Superstar winner Ben Forster has claimed that musical theatre talent shows on television can help professional performers “stay in the game”.
The performer, who trained at Italia Conti before landing a role in the West End production of La Cava, said shows such as ITV’s Superstar and the BBC’s Any Dream Will Do can help existing talent, at a time when musical theatre is becoming more commercial.
Forster, who has also appeared in Thriller Live, said: “I have done quite a lot of theatre. I did not go into this competition [Superstar] as an amateur, I went in as a professional. But musical theatre is becoming more commercial and is a different thing than it was ten years ago. So I think to stay in the game, to stay fresh and on top of your career, a move like this could work.”
He added: “It was a really big risk, and it is hard putting yourself in that situation as a professional person. But I am really glad I took it and it paid off. In a difficult world we all need to raise our games and our profiles in any way we can.”
However, Forster admitted that appearing on the ITV series had been “a full on experience” and added he had never felt pressure like it before.
After winning the series, the performer will appear as Jesus in a new touring production of Andrew Lloyd Webber’s Jesus Christ Superstar, which will tour arenas around the UK and Ireland from September.
He will join Melanie C as Mary, Tim Minchin as Judas and Chris Moyles as Herod.
Speaking to The Stage, Forster defended his co-stars from people who have criticised the casting of the musical, and said Mel C “has a passion for this show” and has “perfected her craft” over the last ten years.
Forster added that Minchin “really wanted” to play Judas, and said: “I share that passion for this role and the show. You have three leading people, and I am sure Chris feels the same too, who want this production to be brilliant.”
The actor also defended Superstar from critics who have questioned its place in the musical theatre landscape.

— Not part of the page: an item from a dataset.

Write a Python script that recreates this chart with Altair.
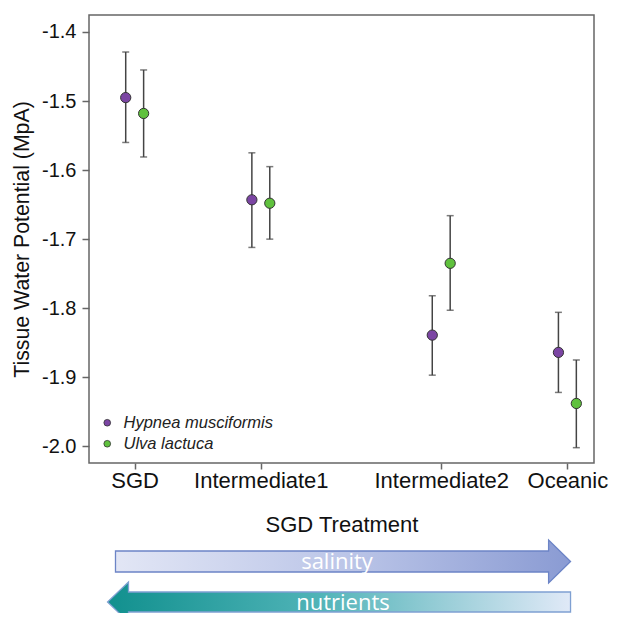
import altair as alt
import pandas as pd

# ---------------- data ----------------
treatments = ["SGD", "Intermediate1", "Intermediate2", "Oceanic"]
treatment_pos = [1.0, 2.0, 3.43, 4.43]
species = ["Hypnea musciformis", "Ulva lactuca"]
species_offset = [-0.071, 0.071]

hypnea_mean = [-1.495, -1.643, -1.839, -1.864]
hypnea_upper = [-1.429, -1.575, -1.782, -1.806]
hypnea_lower = [-1.560, -1.712, -1.897, -1.922]

ulva_mean = [-1.518, -1.648, -1.735, -1.938]
ulva_upper = [-1.455, -1.595, -1.666, -1.875]
ulva_lower = [-1.581, -1.700, -1.803, -2.002]

y_ticks = [-1.4, -1.5, -1.6, -1.7, -1.8, -1.9, -2.0]

colors = ["#7b45a3", "#5fc13d"]

rows = []
for sp, off, means, ups, lows in [
    (species[0], species_offset[0], hypnea_mean, hypnea_upper, hypnea_lower),
    (species[1], species_offset[1], ulva_mean, ulva_upper, ulva_lower),
]:
    for t, p, m, u, l in zip(treatments, treatment_pos, means, ups, lows):
        rows.append({"species": sp, "treatment": t, "x": p + off,
                     "mean": m, "upper": u, "lower": l})
df = pd.DataFrame(rows)

FONT = "Liberation Sans"
W = 505
xs = alt.Scale(domain=[0.638, 4.641], nice=False, zero=False)
ys = alt.Scale(domain=[-2.0242, -1.3754], nice=False, zero=False)

# label expression built from the treatment lists
mids = [(a + b) / 2 for a, b in zip(treatment_pos[:-1], treatment_pos[1:])]
expr = f"'{treatments[-1]}'"
for m, t in reversed(list(zip(mids, treatments[:-1]))):
    expr = f"datum.value < {m} ? '{t}' : ({expr})"

x_axis = alt.Axis(values=treatment_pos, labelExpr=expr, title="SGD Treatment",
                  grid=False, domain=False, tickColor="#666", tickSize=6, tickWidth=1.5,
                  labelFont=FONT, labelFontSize=22, labelColor="#111", labelPadding=1,
                  titleFont=FONT, titleFontSize=22, titleFontWeight="normal",
                  titleColor="#111", titlePadding=23, labelFlush=False)
y_axis = alt.Axis(values=y_ticks,
                  labelExpr="replace(format(datum.value, '.1f'), '\u2212', '-')",
                  title="Tissue Water Potential (MpA)",
                  grid=False, domain=False, tickColor="#666", tickSize=7, tickWidth=1.5,
                  labelFont=FONT, labelFontSize=20, labelColor="#111", labelPadding=6,
                  titleFont=FONT, titleFontSize=21.3, titleFontWeight="normal",
                  titleColor="#111", titlePadding=9)

base = alt.Chart(df).encode(x=alt.X("x:Q", scale=xs, axis=x_axis))

rules = base.mark_rule(color="#444", strokeWidth=1.5).encode(
    y=alt.Y("lower:Q", scale=ys, axis=y_axis), y2="upper:Q")
cap_top = base.mark_tick(orient="horizontal", size=7, thickness=1.5, color="#444").encode(
    y=alt.Y("upper:Q", scale=ys))
cap_bot = base.mark_tick(orient="horizontal", size=7, thickness=1.5, color="#444").encode(
    y=alt.Y("lower:Q", scale=ys))
points = base.mark_circle(size=105, opacity=1, stroke="#333", strokeWidth=1).encode(
    y=alt.Y("mean:Q", scale=ys),
    fill=alt.Fill("species:N", scale=alt.Scale(domain=species, range=colors),
                  legend=alt.Legend(title=None, orient="none", legendX=10, legendY=399.5,
                                    labelFont=FONT, labelFontStyle="italic",
                                    labelFontSize=16.5, labelColor="#222",
                                    symbolType="circle", symbolSize=45,
                                    symbolStrokeColor="#333", symbolStrokeWidth=0.8,
                                    symbolOpacity=1, rowPadding=4, padding=0,
                                    labelOffset=8)))

main = alt.layer(rules, cap_top, cap_bot, points).properties(
    width=W, height=448,
    view=alt.ViewBackground(stroke="#666", strokeWidth=1.5))

# ---------------- arrows panel ----------------
ays = alt.Scale(domain=[10, 85], nice=False, zero=False)

sal_df = pd.DataFrame({"x": [0.848, 4.281, 4.2812, 4.455],
                       "y": [51, 51, 40, 61.5], "y2": [72, 72, 83, 61.5]})
nut_df = pd.DataFrame({"x": [0.785, 0.951, 0.9512, 4.455],
                       "y": [21, 1, 11, 11], "y2": [21, 41, 31, 31]})

sal_grad = alt.LinearGradient(gradient="linear", x1=0, x2=1, y1=0, y2=0, stops=[
    alt.GradientStop(color="#e2e6f5", offset=0),
    alt.GradientStop(color="#bcc6e8", offset=0.5),
    alt.GradientStop(color="#8a9bd3", offset=1)])
nut_grad = alt.LinearGradient(gradient="linear", x1=0, x2=1, y1=0, y2=0, stops=[
    alt.GradientStop(color="#11908e", offset=0),
    alt.GradientStop(color="#4fb3b7", offset=0.45),
    alt.GradientStop(color="#9fd0da", offset=0.75),
    alt.GradientStop(color="#e0e9f7", offset=1)])

sal = alt.Chart(sal_df).mark_area(fill=sal_grad, stroke="#6c84c6", strokeWidth=1.3,
                                  opacity=1, interpolate="linear", clip=True).encode(
    x=alt.X("x:Q", scale=xs, axis=None), y=alt.Y("y:Q", scale=ays, axis=None), y2="y2:Q")
nut = alt.Chart(nut_df).mark_area(fill=nut_grad, stroke="#7fa0d2", strokeWidth=1.3,
                                  opacity=1, interpolate="linear", clip=True).encode(
    x=alt.X("x:Q", scale=xs, axis=None), y=alt.Y("y:Q", scale=ays, axis=None), y2="y2:Q")

labels_df = pd.DataFrame({"x": [2.604, 2.651], "y": [61.5, 20.5],
                          "text": ["salinity", "nutrients"]})
arrow_text = alt.Chart(labels_df).mark_text(color="white", font="Open Sans", fontSize=22,
                                            baseline="middle", align="center").encode(
    x=alt.X("x:Q", scale=xs, axis=None), y=alt.Y("y:Q", scale=ays, axis=None), text="text:N")

arrows = alt.layer(nut, sal, arrow_text).properties(width=W, height=75)

chart = alt.vconcat(main, arrows, spacing=1).properties(
    padding={"left": 2, "top": 6, "right": 0, "bottom": 0}
).configure(font=FONT).configure_view(stroke="transparent")

chart.save("out.html", embed_options={"renderer": "svg", "actions": False})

Prior to last night’s final, Gavin and Stacey star Joanna Page hit out at the quality of the contestants on the series, and labeled the show “insulting” to professional performers.
But Forster said: “I think in any industry there are people who will criticise one thing and like another. But I am the kind of person who thinks that anything that can promote anyone trying to do something positive is a good thing. We are living in a world full of negative crap, and sometimes, through entertainment, we can make people happy.”